About Us
Cauldron is a London-based startup reimagining how we engage with current affairs in an age of information overload and AI-generated content. Instead of passively consuming endless headlines, you make predictions about real-world events. What might happen, when, and what counts as an outcome.

A Simple Way to Stay Informed
Overwhelmed by news or avoid it entirely? You're not alone. Much of today's news is encountered through feeds, recommendations, and summaries. Information arrives quickly, but often in fragments and without clear endpoints. It can be difficult to tell what matters, how pieces fit together, or when a story is actually resolved.
Cauldron offers an alternative way to engage. Instead of presenting news as a continuous stream, current affairs are framed as clear questions about the future, each with an observable outcome. This makes it possible to slow down, focus on a few topics at a time, and form a view (even if it's provisional) without reacting to every update in isolation.
How It Works
Engagement on Cauldron follows a simple loop:
- 1.Pick a question about an ongoing event
- 2.Make a prediction, even if it's just a guess
- 3.Use the Learn More feature to get more context from relevant sources
- 4.Update your view as new information appears
- 5.See what actually happened
- 6.Gain points on the Cauldron leaderboard and build your track record

Context Without Overload
Each question comes with a small set of background context cards, chosen for relevance rather than completeness. The goal is to provide enough context to think clearly, without encouraging endless consumption or information overload.
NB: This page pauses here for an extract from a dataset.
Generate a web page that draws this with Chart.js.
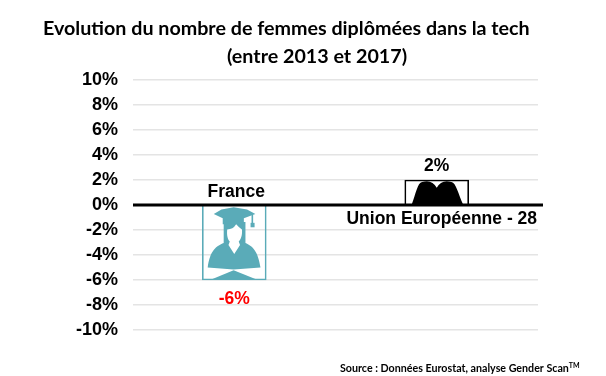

You choose what feels worth your attention. There's no expectation to keep up with everything.
Why Prediction
Prediction isn't a specialised skill reserved for experts. People constantly form expectations about what is likely to happen next, often implicitly, when interpreting events, assessing risks, or deciding where to focus their attention. Cauldron makes this everyday process explicit so it can be examined, improved, and refined.
Making a prediction requires taking a position, even provisionally. It requires deciding which claims are credible, where uncertainty remains, and what would count as evidence. This constraint helps surface assumptions and focus attention on what is genuinely relevant. Engagement shifts from reaction to evaluation, and thinking becomes more deliberate and less driven by novelty or alarm.
What People Are Saying
Cauldron is becoming a daily habit for its users.
Learning Over Time
There's no rush here. You can arrive with uncertainty, partial understanding, or simple curiosity. Cauldron isn't designed for speed, volume, or constant engagement with news. It's built to support thoughtful attention and understanding over time.
As new information appears, predictions can be updated. Changing one's mind is expected and encouraged. Cauldron follows each question through to its outcome, so it's possible to look back at what was expected and what actually happened.
That sense of closure helps turn attention into learning, rather than something that simply fades away. The goal isn't to predict the future, but to feel more oriented in the present and to learn as events unfold.